Code that draws figures
+ + + + +
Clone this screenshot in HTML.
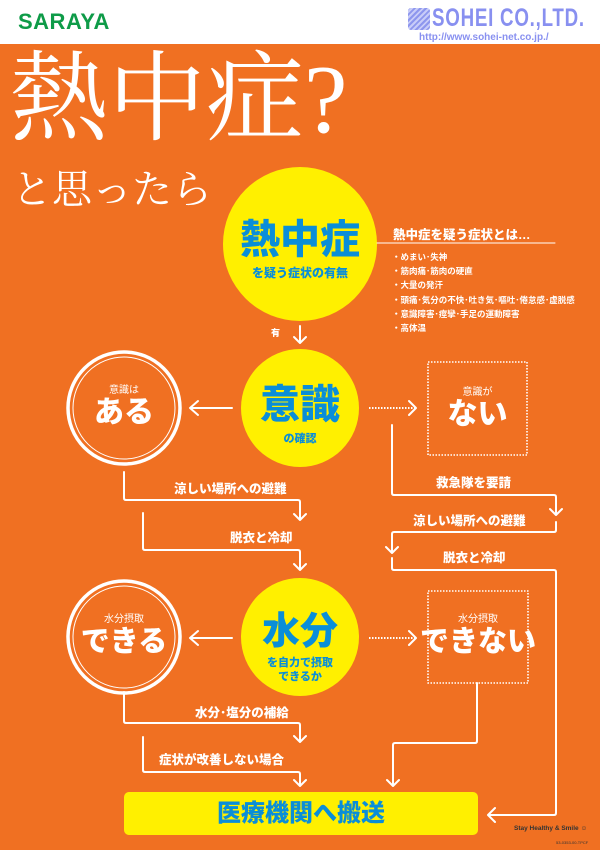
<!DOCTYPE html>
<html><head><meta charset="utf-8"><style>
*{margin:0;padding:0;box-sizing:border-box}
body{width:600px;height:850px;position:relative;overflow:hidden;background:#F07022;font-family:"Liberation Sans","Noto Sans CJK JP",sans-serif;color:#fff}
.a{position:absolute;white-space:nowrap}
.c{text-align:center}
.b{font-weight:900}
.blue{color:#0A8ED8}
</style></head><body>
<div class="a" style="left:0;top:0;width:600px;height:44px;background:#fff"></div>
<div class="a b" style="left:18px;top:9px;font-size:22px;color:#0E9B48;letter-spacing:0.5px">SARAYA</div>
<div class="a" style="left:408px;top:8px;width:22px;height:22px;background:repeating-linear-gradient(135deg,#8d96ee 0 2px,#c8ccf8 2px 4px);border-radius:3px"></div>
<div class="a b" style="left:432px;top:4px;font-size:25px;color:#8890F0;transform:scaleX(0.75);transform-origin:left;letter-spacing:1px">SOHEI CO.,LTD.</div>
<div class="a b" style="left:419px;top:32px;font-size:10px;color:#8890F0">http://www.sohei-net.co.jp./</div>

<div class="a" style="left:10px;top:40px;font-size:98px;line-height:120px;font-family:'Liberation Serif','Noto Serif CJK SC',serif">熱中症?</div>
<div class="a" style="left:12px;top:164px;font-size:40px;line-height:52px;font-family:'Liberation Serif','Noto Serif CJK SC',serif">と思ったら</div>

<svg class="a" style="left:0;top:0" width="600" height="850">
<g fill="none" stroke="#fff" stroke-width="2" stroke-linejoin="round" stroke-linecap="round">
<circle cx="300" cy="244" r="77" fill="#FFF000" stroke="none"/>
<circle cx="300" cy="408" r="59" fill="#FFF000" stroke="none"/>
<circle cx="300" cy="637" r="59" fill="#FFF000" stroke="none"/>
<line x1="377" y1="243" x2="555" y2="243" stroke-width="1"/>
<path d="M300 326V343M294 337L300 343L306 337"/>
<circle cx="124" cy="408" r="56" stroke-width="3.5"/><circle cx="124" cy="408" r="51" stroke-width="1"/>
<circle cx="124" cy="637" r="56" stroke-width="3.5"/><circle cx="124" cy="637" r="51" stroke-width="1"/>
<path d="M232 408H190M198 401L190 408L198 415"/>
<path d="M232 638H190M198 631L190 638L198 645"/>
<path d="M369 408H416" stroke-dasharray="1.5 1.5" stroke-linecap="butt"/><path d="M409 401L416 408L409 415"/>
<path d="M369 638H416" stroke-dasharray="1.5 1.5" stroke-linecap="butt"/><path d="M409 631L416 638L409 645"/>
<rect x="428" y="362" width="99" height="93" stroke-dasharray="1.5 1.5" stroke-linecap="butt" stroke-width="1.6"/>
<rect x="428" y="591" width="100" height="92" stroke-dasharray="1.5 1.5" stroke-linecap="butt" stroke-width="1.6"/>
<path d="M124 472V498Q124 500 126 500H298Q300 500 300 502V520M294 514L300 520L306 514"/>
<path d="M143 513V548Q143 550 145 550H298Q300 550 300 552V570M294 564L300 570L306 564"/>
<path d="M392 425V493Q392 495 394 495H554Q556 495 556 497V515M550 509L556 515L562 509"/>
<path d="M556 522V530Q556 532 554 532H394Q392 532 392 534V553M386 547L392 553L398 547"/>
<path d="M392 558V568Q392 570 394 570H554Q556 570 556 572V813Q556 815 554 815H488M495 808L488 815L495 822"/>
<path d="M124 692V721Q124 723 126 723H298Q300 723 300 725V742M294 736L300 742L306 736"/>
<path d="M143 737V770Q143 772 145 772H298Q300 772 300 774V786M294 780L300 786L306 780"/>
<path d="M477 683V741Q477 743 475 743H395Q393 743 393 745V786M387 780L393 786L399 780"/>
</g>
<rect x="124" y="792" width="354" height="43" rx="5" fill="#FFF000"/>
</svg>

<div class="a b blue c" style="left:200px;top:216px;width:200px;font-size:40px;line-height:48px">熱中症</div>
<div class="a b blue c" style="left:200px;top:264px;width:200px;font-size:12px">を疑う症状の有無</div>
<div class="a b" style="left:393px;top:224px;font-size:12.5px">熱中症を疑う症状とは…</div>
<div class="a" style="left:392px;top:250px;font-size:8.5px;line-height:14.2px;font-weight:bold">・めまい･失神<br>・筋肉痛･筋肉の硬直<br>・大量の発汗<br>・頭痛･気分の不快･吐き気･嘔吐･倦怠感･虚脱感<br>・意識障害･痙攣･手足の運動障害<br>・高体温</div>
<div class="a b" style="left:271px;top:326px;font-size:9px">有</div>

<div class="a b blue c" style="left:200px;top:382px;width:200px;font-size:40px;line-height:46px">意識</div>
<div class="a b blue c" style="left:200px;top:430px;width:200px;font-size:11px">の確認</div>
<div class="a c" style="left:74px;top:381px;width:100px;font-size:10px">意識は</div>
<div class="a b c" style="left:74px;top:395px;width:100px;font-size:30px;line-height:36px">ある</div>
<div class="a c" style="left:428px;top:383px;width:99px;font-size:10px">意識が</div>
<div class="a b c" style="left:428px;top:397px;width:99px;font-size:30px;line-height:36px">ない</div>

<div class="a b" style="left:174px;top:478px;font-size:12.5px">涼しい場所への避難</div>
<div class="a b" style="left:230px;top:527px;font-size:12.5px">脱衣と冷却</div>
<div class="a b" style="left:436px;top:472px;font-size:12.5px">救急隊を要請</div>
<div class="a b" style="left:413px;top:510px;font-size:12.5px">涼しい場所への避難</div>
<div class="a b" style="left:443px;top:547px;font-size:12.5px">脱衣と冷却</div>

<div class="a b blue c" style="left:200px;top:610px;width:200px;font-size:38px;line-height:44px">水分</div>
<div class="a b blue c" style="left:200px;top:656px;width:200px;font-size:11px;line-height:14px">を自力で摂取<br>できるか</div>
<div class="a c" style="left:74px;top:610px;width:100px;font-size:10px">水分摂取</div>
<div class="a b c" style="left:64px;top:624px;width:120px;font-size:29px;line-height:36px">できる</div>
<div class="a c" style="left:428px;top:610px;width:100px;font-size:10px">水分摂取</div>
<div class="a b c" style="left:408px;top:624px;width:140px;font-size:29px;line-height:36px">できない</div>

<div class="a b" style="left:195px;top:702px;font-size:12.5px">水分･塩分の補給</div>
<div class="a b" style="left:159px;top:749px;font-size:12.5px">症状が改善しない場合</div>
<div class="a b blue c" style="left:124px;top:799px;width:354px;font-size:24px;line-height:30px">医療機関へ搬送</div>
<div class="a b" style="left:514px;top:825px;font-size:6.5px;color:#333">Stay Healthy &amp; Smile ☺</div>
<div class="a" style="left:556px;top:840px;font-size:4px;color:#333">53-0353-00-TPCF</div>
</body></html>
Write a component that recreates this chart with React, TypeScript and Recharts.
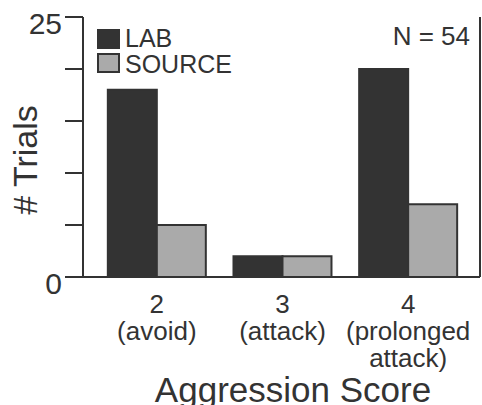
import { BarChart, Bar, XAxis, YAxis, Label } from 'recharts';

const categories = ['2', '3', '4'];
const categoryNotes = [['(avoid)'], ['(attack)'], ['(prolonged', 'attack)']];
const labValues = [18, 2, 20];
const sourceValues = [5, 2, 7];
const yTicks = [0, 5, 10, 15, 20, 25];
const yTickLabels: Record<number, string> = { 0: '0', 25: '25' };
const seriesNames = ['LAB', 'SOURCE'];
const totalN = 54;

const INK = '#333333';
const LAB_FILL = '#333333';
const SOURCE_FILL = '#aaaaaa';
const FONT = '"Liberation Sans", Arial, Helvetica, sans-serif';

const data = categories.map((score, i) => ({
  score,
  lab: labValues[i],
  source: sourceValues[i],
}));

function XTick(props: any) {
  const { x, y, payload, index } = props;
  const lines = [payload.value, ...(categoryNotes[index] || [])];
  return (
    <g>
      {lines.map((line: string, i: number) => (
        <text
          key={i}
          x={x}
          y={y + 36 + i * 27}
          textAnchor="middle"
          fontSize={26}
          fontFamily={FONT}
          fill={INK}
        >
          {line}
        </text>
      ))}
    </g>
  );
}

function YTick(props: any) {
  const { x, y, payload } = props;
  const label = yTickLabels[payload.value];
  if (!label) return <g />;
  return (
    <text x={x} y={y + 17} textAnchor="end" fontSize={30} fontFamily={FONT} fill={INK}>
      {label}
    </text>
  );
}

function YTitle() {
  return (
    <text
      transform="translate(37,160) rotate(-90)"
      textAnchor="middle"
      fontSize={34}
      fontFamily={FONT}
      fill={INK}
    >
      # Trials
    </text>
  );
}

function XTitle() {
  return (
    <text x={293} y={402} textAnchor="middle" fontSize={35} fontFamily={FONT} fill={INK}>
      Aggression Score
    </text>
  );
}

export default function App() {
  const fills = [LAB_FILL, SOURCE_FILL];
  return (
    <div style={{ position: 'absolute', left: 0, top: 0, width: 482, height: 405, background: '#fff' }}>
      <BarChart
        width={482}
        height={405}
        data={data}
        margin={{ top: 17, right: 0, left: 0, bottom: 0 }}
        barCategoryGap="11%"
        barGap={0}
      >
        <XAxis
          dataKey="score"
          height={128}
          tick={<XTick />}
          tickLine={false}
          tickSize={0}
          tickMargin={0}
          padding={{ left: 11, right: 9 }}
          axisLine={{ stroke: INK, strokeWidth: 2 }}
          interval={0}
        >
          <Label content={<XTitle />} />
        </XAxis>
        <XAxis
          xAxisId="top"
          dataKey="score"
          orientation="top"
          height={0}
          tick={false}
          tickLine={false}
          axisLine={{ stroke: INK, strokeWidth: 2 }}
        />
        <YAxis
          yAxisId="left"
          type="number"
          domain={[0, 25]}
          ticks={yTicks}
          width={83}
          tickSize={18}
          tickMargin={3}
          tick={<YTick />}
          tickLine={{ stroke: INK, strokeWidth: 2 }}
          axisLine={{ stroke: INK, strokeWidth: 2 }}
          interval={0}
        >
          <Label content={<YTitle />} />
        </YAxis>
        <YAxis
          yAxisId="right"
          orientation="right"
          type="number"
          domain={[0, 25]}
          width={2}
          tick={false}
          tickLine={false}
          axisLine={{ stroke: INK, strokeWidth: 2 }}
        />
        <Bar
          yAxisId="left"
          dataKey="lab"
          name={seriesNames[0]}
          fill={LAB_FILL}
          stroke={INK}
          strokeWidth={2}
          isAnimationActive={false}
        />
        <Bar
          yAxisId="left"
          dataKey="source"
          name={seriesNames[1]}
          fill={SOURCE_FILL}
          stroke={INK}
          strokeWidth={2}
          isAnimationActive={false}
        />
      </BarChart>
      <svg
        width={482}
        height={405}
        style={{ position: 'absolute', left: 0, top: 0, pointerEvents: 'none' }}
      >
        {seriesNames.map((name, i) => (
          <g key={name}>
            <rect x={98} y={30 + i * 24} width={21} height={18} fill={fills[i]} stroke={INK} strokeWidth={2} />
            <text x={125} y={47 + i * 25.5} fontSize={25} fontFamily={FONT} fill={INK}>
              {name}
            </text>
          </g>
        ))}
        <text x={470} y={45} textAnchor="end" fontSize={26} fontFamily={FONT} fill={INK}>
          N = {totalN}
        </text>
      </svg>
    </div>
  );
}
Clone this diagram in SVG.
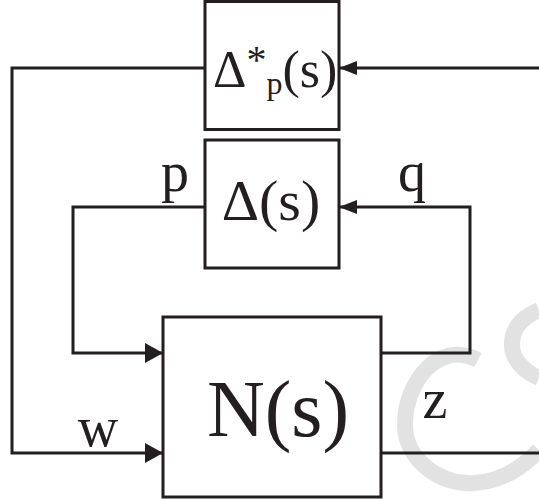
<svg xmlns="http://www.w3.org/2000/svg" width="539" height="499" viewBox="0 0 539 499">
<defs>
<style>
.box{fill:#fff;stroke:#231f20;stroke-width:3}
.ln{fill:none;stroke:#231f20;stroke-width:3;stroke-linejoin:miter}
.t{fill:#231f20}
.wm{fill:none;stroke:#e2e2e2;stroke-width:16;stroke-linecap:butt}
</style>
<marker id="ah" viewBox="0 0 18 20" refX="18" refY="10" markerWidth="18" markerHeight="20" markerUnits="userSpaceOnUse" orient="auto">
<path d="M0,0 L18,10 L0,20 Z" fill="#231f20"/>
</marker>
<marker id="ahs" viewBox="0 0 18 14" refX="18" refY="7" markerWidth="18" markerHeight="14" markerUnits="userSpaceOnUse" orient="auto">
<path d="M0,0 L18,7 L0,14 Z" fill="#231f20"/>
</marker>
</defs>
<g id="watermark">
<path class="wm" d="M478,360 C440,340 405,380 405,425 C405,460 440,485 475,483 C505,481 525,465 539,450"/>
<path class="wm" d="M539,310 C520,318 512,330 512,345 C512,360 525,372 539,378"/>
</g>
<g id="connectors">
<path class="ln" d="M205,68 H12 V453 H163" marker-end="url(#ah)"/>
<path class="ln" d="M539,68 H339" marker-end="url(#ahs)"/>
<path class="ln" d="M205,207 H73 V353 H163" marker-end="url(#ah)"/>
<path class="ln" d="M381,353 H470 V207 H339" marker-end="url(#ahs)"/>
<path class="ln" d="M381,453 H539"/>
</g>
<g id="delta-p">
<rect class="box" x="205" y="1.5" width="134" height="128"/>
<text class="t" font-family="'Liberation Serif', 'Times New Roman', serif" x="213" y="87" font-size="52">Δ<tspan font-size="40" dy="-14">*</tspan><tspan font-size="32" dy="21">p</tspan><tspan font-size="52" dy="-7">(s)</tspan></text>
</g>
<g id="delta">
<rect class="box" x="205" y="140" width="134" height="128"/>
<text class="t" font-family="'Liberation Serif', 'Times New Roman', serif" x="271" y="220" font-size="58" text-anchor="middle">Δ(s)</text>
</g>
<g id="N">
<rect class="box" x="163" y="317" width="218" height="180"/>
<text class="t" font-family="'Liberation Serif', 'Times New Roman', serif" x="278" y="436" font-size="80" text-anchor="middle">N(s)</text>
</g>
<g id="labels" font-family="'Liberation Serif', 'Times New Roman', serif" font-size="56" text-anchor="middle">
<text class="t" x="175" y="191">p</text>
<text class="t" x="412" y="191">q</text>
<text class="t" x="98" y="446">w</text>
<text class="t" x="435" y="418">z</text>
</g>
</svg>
+ + + + +
**Task to carry out:** Pictures are not part of the copy. Reproduce the lines from the one containing "Write a component" through the one containing "const totalN = 54;", exactly and nothing more.

**The answer:**
Write a component that recreates this chart with React, TypeScript and Recharts.
import { BarChart, Bar, XAxis, YAxis, Label } from 'recharts';

const categories = ['2', '3', '4'];
const categoryNotes = [['(avoid)'], ['(attack)'], ['(prolonged', 'attack)']];
const labValues = [18, 2, 20];
const sourceValues = [5, 2, 7];
const yTicks = [0, 5, 10, 15, 20, 25];
const yTickLabels: Record<number, string> = { 0: '0', 25: '25' };
const seriesNames = ['LAB', 'SOURCE'];
const totalN = 54;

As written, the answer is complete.